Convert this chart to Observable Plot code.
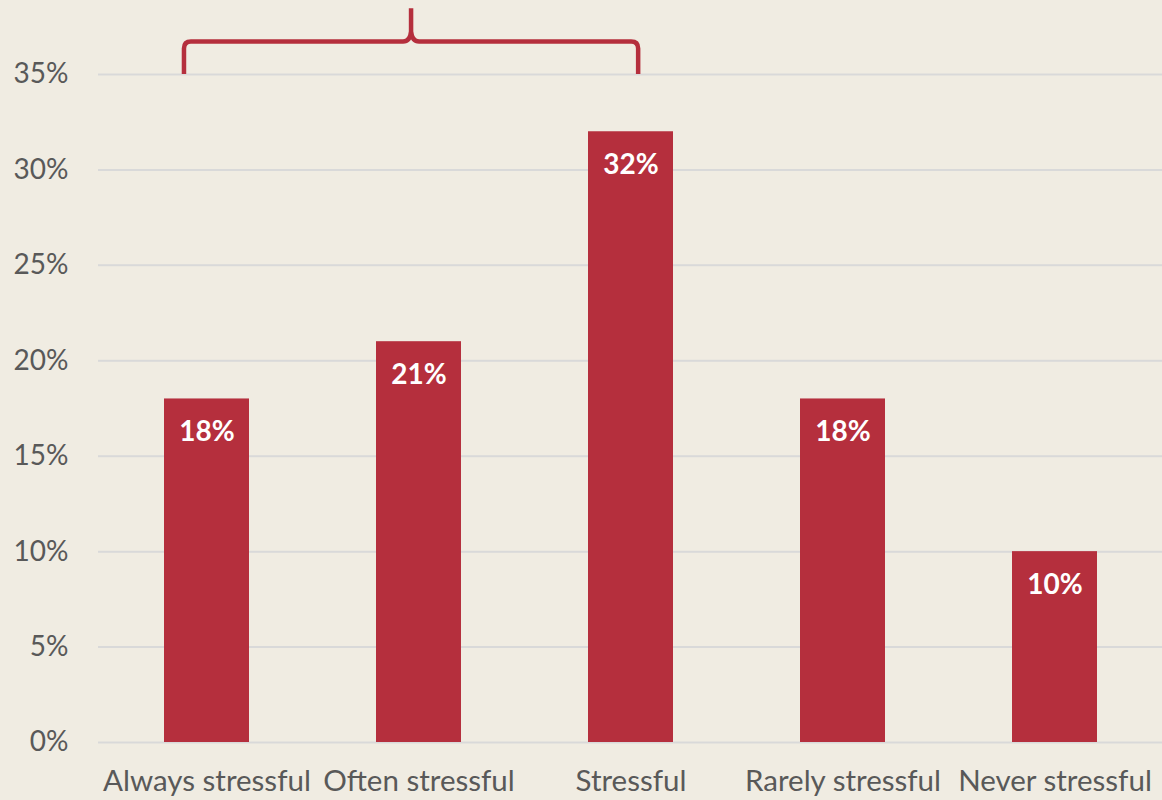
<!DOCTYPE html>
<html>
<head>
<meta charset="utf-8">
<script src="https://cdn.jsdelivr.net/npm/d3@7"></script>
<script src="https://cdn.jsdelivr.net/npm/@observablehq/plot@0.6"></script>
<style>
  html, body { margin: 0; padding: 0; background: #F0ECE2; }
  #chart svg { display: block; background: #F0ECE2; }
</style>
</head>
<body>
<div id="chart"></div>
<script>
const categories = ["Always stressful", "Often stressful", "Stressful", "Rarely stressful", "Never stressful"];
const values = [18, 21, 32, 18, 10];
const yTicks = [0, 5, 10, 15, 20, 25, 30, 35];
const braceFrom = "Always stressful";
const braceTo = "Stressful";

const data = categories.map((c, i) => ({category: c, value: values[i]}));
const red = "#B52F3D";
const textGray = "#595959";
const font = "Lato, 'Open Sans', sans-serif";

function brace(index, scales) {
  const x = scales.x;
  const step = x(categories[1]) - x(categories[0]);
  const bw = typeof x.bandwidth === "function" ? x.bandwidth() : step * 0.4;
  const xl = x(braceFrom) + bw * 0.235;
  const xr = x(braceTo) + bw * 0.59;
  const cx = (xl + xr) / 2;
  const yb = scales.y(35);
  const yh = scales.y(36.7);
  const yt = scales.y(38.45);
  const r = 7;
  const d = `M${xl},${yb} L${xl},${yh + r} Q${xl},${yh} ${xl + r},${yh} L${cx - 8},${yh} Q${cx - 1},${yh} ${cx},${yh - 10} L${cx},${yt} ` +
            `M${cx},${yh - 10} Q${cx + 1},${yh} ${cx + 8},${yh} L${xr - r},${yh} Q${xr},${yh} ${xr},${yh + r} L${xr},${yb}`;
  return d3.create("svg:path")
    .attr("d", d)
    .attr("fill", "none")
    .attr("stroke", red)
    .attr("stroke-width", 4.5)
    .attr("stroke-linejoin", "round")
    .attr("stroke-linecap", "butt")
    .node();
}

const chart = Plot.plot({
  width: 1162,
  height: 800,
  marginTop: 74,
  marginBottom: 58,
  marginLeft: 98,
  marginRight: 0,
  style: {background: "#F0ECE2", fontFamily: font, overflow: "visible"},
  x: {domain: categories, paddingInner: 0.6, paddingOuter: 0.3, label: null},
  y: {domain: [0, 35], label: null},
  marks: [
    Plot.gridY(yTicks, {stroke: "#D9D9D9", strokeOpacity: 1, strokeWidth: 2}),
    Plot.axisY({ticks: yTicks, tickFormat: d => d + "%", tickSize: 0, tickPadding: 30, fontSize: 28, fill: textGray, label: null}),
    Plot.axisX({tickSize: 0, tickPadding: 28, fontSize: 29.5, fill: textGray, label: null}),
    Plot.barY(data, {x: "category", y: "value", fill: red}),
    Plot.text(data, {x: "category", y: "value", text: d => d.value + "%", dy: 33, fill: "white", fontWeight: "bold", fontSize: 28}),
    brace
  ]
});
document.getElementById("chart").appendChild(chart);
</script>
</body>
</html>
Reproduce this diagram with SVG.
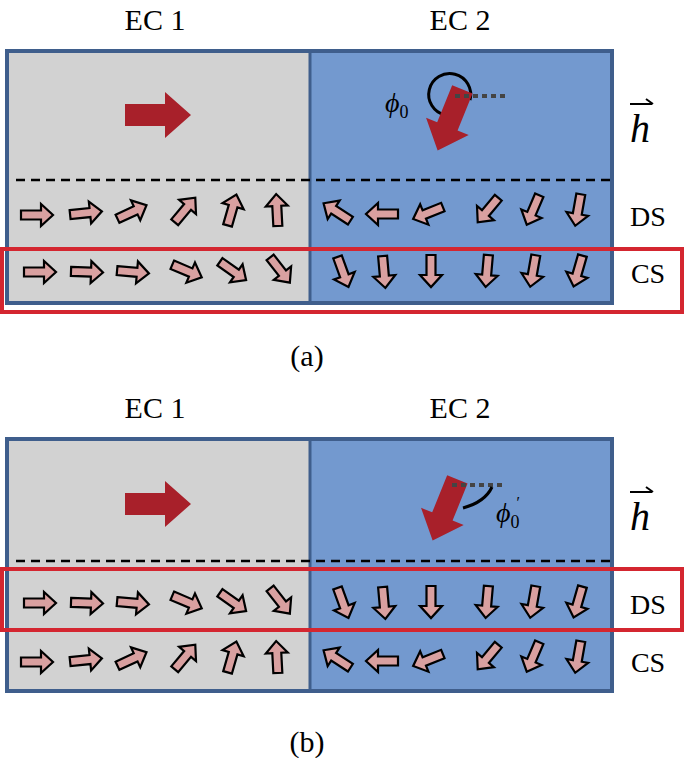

WHAT YOU NEED TO DO -
Reproduce the data above in full, exactly as it is, with the pictures left out.

COMPLETED EXERCISE -
Convert this chart to Observable Plot code.
<!DOCTYPE html>
<html>
<head>
<meta charset="utf-8">
<script src="https://cdn.jsdelivr.net/npm/d3@7"></script>
<script src="https://cdn.jsdelivr.net/npm/@observablehq/plot@0.6"></script>
<style>
  html, body { margin: 0; padding: 0; background: #F0ECE2; }
  #chart svg { display: block; background: #F0ECE2; }
</style>
</head>
<body>
<div id="chart"></div>
<script>
const categories = ["Always stressful", "Often stressful", "Stressful", "Rarely stressful", "Never stressful"];
const values = [18, 21, 32, 18, 10];
const yTicks = [0, 5, 10, 15, 20, 25, 30, 35];
const braceFrom = "Always stressful";
const braceTo = "Stressful";

const data = categories.map((c, i) => ({category: c, value: values[i]}));
const red = "#B52F3D";
const textGray = "#595959";
const font = "Lato, 'Open Sans', sans-serif";

function brace(index, scales) {
  const x = scales.x;
  const step = x(categories[1]) - x(categories[0]);
  const bw = typeof x.bandwidth === "function" ? x.bandwidth() : step * 0.4;
  const xl = x(braceFrom) + bw * 0.235;
  const xr = x(braceTo) + bw * 0.59;
  const cx = (xl + xr) / 2;
  const yb = scales.y(35);
  const yh = scales.y(36.7);
  const yt = scales.y(38.45);
  const r = 7;
  const d = `M${xl},${yb} L${xl},${yh + r} Q${xl},${yh} ${xl + r},${yh} L${cx - 8},${yh} Q${cx - 1},${yh} ${cx},${yh - 10} L${cx},${yt} ` +
            `M${cx},${yh - 10} Q${cx + 1},${yh} ${cx + 8},${yh} L${xr - r},${yh} Q${xr},${yh} ${xr},${yh + r} L${xr},${yb}`;
  return d3.create("svg:path")
    .attr("d", d)
    .attr("fill", "none")
    .attr("stroke", red)
    .attr("stroke-width", 4.5)
    .attr("stroke-linejoin", "round")
    .attr("stroke-linecap", "butt")
    .node();
}

const chart = Plot.plot({
  width: 1162,
  height: 800,
  marginTop: 74,
  marginBottom: 58,
  marginLeft: 98,
  marginRight: 0,
  style: {background: "#F0ECE2", fontFamily: font, overflow: "visible"},
  x: {domain: categories, paddingInner: 0.6, paddingOuter: 0.3, label: null},
  y: {domain: [0, 35], label: null},
  marks: [
    Plot.gridY(yTicks, {stroke: "#D9D9D9", strokeOpacity: 1, strokeWidth: 2}),
    Plot.axisY({ticks: yTicks, tickFormat: d => d + "%", tickSize: 0, tickPadding: 30, fontSize: 28, fill: textGray, label: null}),
    Plot.axisX({tickSize: 0, tickPadding: 28, fontSize: 29.5, fill: textGray, label: null}),
    Plot.barY(data, {x: "category", y: "value", fill: red}),
    Plot.text(data, {x: "category", y: "value", text: d => d.value + "%", dy: 33, fill: "white", fontWeight: "bold", fontSize: 28}),
    brace
  ]
});
document.getElementById("chart").appendChild(chart);
</script>
</body>
</html>
Reproduce this diagram with SVG.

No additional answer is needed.